ElasticSearch异常之 I/O reactor status:STOPPED

4,692 阅读8分钟

同事在使用ES的performRequest方法访问时线上报错:

java.lang.IllegalStateException: Request cannot be executed; I/O reactor status: STOPPED
	at org.apache.http.util.Asserts.check(Asserts.java:46)
	at org.apache.http.impl.nio.client.CloseableHttpAsyncClientBase.ensureRunning(CloseableHttpAsyncClientBase.java:90)
	at org.apache.http.impl.nio.client.InternalHttpAsyncClient.execute(InternalHttpAsyncClient.java:123)
	at org.elasticsearch.client.RestClient.performRequestAsync(RestClient.java:524)
	at org.elasticsearch.client.RestClient.performRequestAsyncNoCatch(RestClient.java:501)
	at org.elasticsearch.client.RestClient.performRequestAsync(RestClient.java:232)

排查思路: 1.根据错误信息定位代码:

CloseableHttpAsyncClientBase
protected void ensureRunning() {
    final Status currentStatus = this.status.get();
    Asserts.check(currentStatus == Status.ACTIVE, "Request cannot be executed; " +
            "I/O reactor status: %s", currentStatus);
}

从这里得知使用client发起请求时状态已经是STOP,被拒绝。

2.什么情况会client状态会被修改为STOP?

CloseableHttpAsyncClientBase
public void close() {
    if (this.status.compareAndSet(Status.ACTIVE, Status.STOPPED)) {
        if (this.reactorThread != null) {
            try {
                this.connmgr.shutdown();
            } catch (final IOException ex) {
                this.log.error("I/O error shutting down connection manager", ex);
            }
            try {
                this.reactorThread.join();
            } catch (final InterruptedException ex) {
                Thread.currentThread().interrupt();
            }
        }
    }
}

查看CloseableHttpAsyncClientBase源码得知只有链接关闭的时候会将状态置为STOP,当然还要留意子类(CloseableHttpAsyncClientBase是abstract class)中是否有其他操作会改变。

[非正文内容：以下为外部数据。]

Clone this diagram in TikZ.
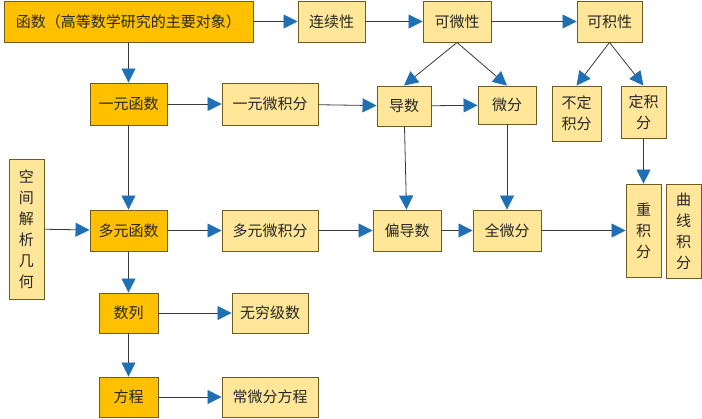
\documentclass[tikz,border=0pt]{standalone}
\usepackage{fontspec}
\usepackage{xcolor}
\usetikzlibrary{arrows.meta}
\newfontfamily\cjk{Noto Sans CJK SC}
\definecolor{mainc}{HTML}{FFC000}
\definecolor{subc}{HTML}{FFE699}
\definecolor{edgec}{HTML}{6E5B1F}
\definecolor{tipc}{HTML}{1F6FB4}
\definecolor{linec}{HTML}{3A3A3A}
\tikzset{
  topic/.style={draw=edgec, fill=mainc, line width=0.9pt, inner sep=0pt, align=center, text=black!85, font=\cjk\fontsize{15pt}{21pt}\selectfont},
  leaf/.style={topic, fill=subc},
  link/.style={draw=linec, line width=0.8pt, -{Triangle[length=14pt,width=14pt,color=tipc]}},
}

\begin{document}
\begin{tikzpicture}[x=1pt,y=-1pt]
\useasboundingbox (0,0) rectangle (702,418);
\node[topic, minimum width=249pt, minimum height=41pt] (fn) at (128.5,21.5) {函数（高等数学研究的主要对象）};
\node[leaf, minimum width=67pt, minimum height=41pt] (lxx) at (331.5,21.5) {连续性};
\node[leaf, minimum width=68pt, minimum height=41pt] (kwx) at (457,21.5) {可微性};
\node[leaf, minimum width=65pt, minimum height=41pt] (kjx) at (609.5,21.5) {可积性};
\node[topic, minimum width=77pt, minimum height=42pt] (yyhs) at (128.5,104) {一元函数};
\node[leaf, minimum width=96pt, minimum height=42pt] (yywj) at (270,104) {一元微积分};
\node[leaf, minimum width=54pt, minimum height=40pt] (ds) at (404,106) {导数};
\node[leaf, minimum width=58pt, minimum height=38pt] (wf) at (507,105) {微分};
\node[leaf, minimum width=49pt, minimum height=55pt] (bdjf) at (576.5,113.5) {不定\\积分};
\node[leaf, minimum width=45pt, minimum height=52pt] (djf) at (643.5,112) {定积\\分};
\node[leaf, minimum width=35pt, minimum height=140pt] (kjjx) at (26.5,229) {空\\间\\解\\析\\几\\何};
\node[topic, minimum width=77pt, minimum height=41pt] (dyhs) at (128.5,230.5) {多元函数};
\node[leaf, minimum width=96pt, minimum height=41pt] (dywj) at (270,230.5) {多元微积分};
\node[leaf, minimum width=68pt, minimum height=41pt] (pds) at (407,230.5) {偏导数};
\node[leaf, minimum width=68pt, minimum height=41pt] (qwf) at (507,230.5) {全微分};
\node[leaf, minimum width=35pt, minimum height=93pt] (cjf) at (643.5,230.5) {重\\积\\分};
\node[leaf, minimum width=35pt, minimum height=94pt] (qxjf) at (683.5,231) {曲\\线\\积\\分};
\node[topic, minimum width=59pt, minimum height=40pt] (sl) at (128.5,313) {数列};
\node[leaf, minimum width=76pt, minimum height=40pt] (wqjs) at (270,313) {无穷级数};
\node[topic, minimum width=59pt, minimum height=40pt] (fc) at (128.5,397) {方程};
\node[leaf, minimum width=96pt, minimum height=40pt] (cwff) at (270,397) {常微分方程};
\draw[link] (fn) -- (lxx);
\draw[link] (lxx) -- (kwx);
\draw[link] (kwx) -- (kjx);
\draw[link] (fn) -- (yyhs);
\draw[link] (kwx.south) -- (ds.north);
\draw[link] (kwx.south) -- (wf.north);
\draw[link] (kjx.south) -- (bdjf.north);
\draw[link] (kjx.south) -- (djf.north);
\draw[link] (yyhs) -- (yywj);
\draw[link] (yywj) -- (ds);
\draw[link] (ds) -- (wf);
\draw[link] (yyhs) -- (dyhs);
\draw[link] (kjjx) -- (dyhs);
\draw[link] (dyhs) -- (dywj);
\draw[link] (dywj) -- (pds);
\draw[link] (pds) -- (qwf);
\draw[link] (qwf) -- (cjf);
\draw[link] (ds) -- (pds);
\draw[link] (wf) -- (qwf);
\draw[link] (djf) -- (cjf);
\draw[link] (dyhs) -- (sl);
\draw[link] (sl) -- (wqjs);
\draw[link] (sl) -- (fc);
\draw[link] (fc) -- (cwff);
\end{tikzpicture}
\end{document}
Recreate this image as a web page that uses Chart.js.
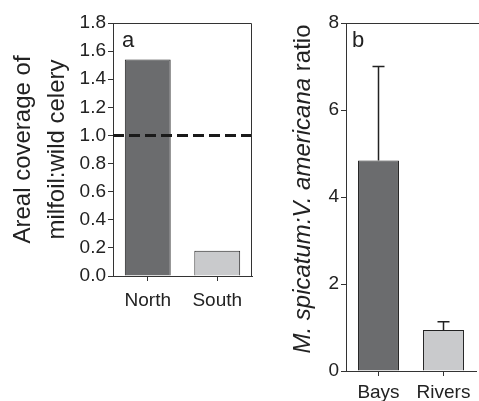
<!DOCTYPE html>
<html>
<head>
<meta charset="utf-8">
<script src="https://cdn.jsdelivr.net/npm/chart.js@4.4.1/dist/chart.umd.min.js"></script>
<style>
  html, body { margin: 0; padding: 0; background: #fff; }
  #wrap { position: relative; width: 479px; height: 401px; overflow: hidden; }
  #panelA { position: absolute; left: 0; top: 0; }
  #panelB { position: absolute; left: 260px; top: 0; }
</style>
</head>
<body>
<div id="wrap">
  <canvas id="panelA" width="260" height="401"></canvas>
  <canvas id="panelB" width="219" height="401"></canvas>
</div>
<script>
// ------------------------------
// Data.
const regions = ['North', 'South'];
const coverageRatio = [1.54, 0.18];
const parityLine = 1.0;
const coverageTicks = [0, 1.8, 0.2]; // min, max, step

const habitats = ['Bays', 'Rivers'];
const spicatumRatio = [4.84, 0.94];
const spicatumSE = [2.16, 0.19];
const ratioTicks = [0, 8, 2];

const barColors = ['#6b6c6e', '#c9cacc'];

const FONT = "'Liberation Sans', Arial, Helvetica, sans-serif";
const INK = '#222';
const LINE = '#333';

// ------------------------------
// Plugin: error bars, reference line, box edges, panel letter and axis title.
const panelDecor = {
  id: 'panelDecor',
  afterDatasetsDraw: function(chart, args, opts) {
    const ctx = chart.ctx;
    const area = chart.chartArea;
    const yScale = chart.scales.y;
    ctx.save();
    if (opts.errors) {
      const meta = chart.getDatasetMeta(0);
      const values = chart.data.datasets[0].data;
      ctx.strokeStyle = INK;
      ctx.lineWidth = 1.5;
      meta.data.forEach(function(bar, i) {
        const yTop = yScale.getPixelForValue(values[i] + opts.errors[i]);
        ctx.beginPath();
        ctx.moveTo(bar.x, bar.y);
        ctx.lineTo(bar.x, yTop);
        ctx.moveTo(bar.x - 6, yTop);
        ctx.lineTo(bar.x + 6, yTop);
        ctx.stroke();
      });
    }
    if (opts.refLine != null) {
      const y = yScale.getPixelForValue(opts.refLine);
      ctx.setLineDash([11, 5]);
      ctx.lineWidth = 3;
      ctx.strokeStyle = '#1a1a1a';
      ctx.beginPath();
      ctx.moveTo(area.left, y);
      ctx.lineTo(area.right, y);
      ctx.stroke();
      ctx.setLineDash([]);
    }
    ctx.restore();
  },
  afterDraw: function(chart, args, opts) {
    const ctx = chart.ctx;
    const area = chart.chartArea;
    ctx.save();
    // top (and right) edges of the box
    ctx.strokeStyle = LINE;
    ctx.lineWidth = 1;
    const top = Math.round(area.top) + 0.5;
    const right = Math.round(area.right) - 0.5;
    ctx.beginPath();
    ctx.moveTo(area.left, top);
    ctx.lineTo(opts.openRight ? chart.width : right, top);
    if (!opts.openRight) {
      ctx.lineTo(right, area.bottom);
    }
    ctx.stroke();

    // panel letter
    ctx.fillStyle = INK;
    ctx.font = '22px ' + FONT;
    ctx.textAlign = 'left';
    ctx.textBaseline = 'alphabetic';
    ctx.fillText(opts.letter, area.left + opts.letterDx, area.top + 24);

    // rotated y title, each line a list of [text, italic] pieces
    const cy = (area.top + area.bottom) / 2 + (opts.titleDy || 0);
    opts.titleLines.forEach(function(line) {
      let total = 0;
      line.pieces.forEach(function(p) {
        ctx.font = (p[1] ? 'italic ' : '') + '24px ' + FONT;
        total += ctx.measureText(p[0]).width;
      });
      ctx.save();
      ctx.translate(line.x, cy);
      ctx.rotate(-Math.PI / 2);
      let x = -total / 2;
      line.pieces.forEach(function(p) {
        ctx.font = (p[1] ? 'italic ' : '') + '24px ' + FONT;
        ctx.fillText(p[0], x, 0);
        x += ctx.measureText(p[0]).width;
      });
      ctx.restore();
    });
    ctx.restore();
  }
};

// ------------------------------
// Shared axis builders.
function yAxis(range, width, digits) {
  return {
    min: range[0],
    max: range[1],
    ticks: {
      stepSize: range[2],
      color: INK,
      padding: 2,
      font: { size: 19, family: FONT },
      callback: function(v) { return Number(v).toFixed(digits); }
    },
    grid: { drawOnChartArea: false, drawTicks: true, tickLength: 5, tickColor: LINE },
    border: { display: true, color: LINE, width: 1 },
    afterFit: function(s) { s.width = width; }
  };
}

function xAxis(height, pad) {
  return {
    ticks: { color: INK, padding: pad, font: { size: 19, family: FONT } },
    grid: { drawOnChartArea: false, offset: false, drawTicks: true, tickLength: 5, tickColor: LINE },
    border: { display: true, color: LINE, width: 1 },
    afterFit: function(s) { s.height = height; }
  };
}

// ------------------------------
// Panel a: areal coverage ratio.
new Chart(document.getElementById('panelA').getContext('2d'), {
  type: 'bar',
  data: {
    labels: regions,
    datasets: [{
      data: coverageRatio,
      backgroundColor: barColors,
      borderColor: '#222',
      borderWidth: 1,
      barPercentage: 0.66,
      categoryPercentage: 1
    }]
  },
  options: {
    responsive: false,
    animation: false,
    devicePixelRatio: 1,
    layout: { padding: { left: 0, top: 23, right: 8, bottom: 0 } },
    scales: {
      x: xAxis(125, 8),
      y: yAxis(coverageTicks, 113, 1)
    },
    plugins: {
      legend: { display: false },
      tooltip: { enabled: false },
      panelDecor: {
        letter: 'a',
        letterDx: 9,
        refLine: parityLine,
        titleLines: [
          { x: 30, pieces: [['Areal coverage of', false]] },
          { x: 64, pieces: [['milfoil:wild celery', false]] }
        ]
      }
    }
  },
  plugins: [panelDecor]
});

// ------------------------------
// Panel b: M. spicatum : V. americana ratio.
new Chart(document.getElementById('panelB').getContext('2d'), {
  type: 'bar',
  data: {
    labels: habitats,
    datasets: [{
      data: spicatumRatio,
      backgroundColor: barColors,
      borderColor: '#222',
      borderWidth: 1,
      barPercentage: 0.63,
      categoryPercentage: 1
    }]
  },
  options: {
    responsive: false,
    animation: false,
    devicePixelRatio: 1,
    layout: { padding: { left: 0, top: 23, right: 3, bottom: 0 } },
    scales: {
      x: xAxis(30, 5),
      y: yAxis(ratioTicks, 86, 0)
    },
    plugins: {
      legend: { display: false },
      tooltip: { enabled: false },
      panelDecor: {
        letter: 'b',
        letterDx: 6,
        openRight: true,
        errors: spicatumSE,
        titleDy: -8,
        titleLines: [
          { x: 50, pieces: [['M. spicatum:V. americana', true], [' ratio', false]] }
        ]
      }
    }
  },
  plugins: [panelDecor]
});
</script>
</body>
</html>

接下来根据项目中的代码查看是否有改变client状态为STOP的方法。

首先是构建客户端:

public static ZSearchRestClient builder(String url, String userName, String passwd) {
    return new ZSearchRestClient.Builder(HttpHost.create(url)).setMaxRetryTimeoutMillis(30 * 1000)
            .setHttpClientConfigCallback(httpClientBuilder -> {
                httpClientBuilder.setMaxConnTotal(5);
                httpClientBuilder.setMaxConnPerRoute(5);
                CredentialsProvider credentialsProvider = new BasicCredentialsProvider();
                credentialsProvider.setCredentials(AuthScope.ANY, new UsernamePasswordCredentials(userName, passwd));
                httpClientBuilder.setDefaultCredentialsProvider(credentialsProvider);
                return httpClientBuilder;
            }).setRequestConfigCallback(requestConfigBuilder -> {
                requestConfigBuilder.setConnectTimeout(1000);
                requestConfigBuilder.setSocketTimeout(30000);
                return requestConfigBuilder;
            })
            .build();
}

项目中使用的是内部封装的客户端,在创建出EsClient对象时,使用 InternalHttpAsyncClient作为CloseableHttpAsyncClient的实现,封装到RestClient中,并进一步封装到EsClient。

InternalHttpAsyncClient继承关系.jpg

Es客户端构造:

1. CloseableHttpAsyncClient httpClient = AccessController.doPrivileged(new PrivilegedAction<CloseableHttpAsyncClient>() {
2.     @Override
3.     public CloseableHttpAsyncClient run() {
4.         return createHttpClient();
5.     }
6. });
7. RestClient restClient = new RestClient(httpClient, maxRetryTimeout, defaultHeaders, hosts, pathPrefix, hostsRearrangeTime, reachableTimeOut, nearbyFlag, failureListener);
8. httpClient.start();
9. return new ZSearchRestClient(restClient);

上方代码快第4行createHttpClient方法中最终实例化了一个InternalHttpAsyncClient。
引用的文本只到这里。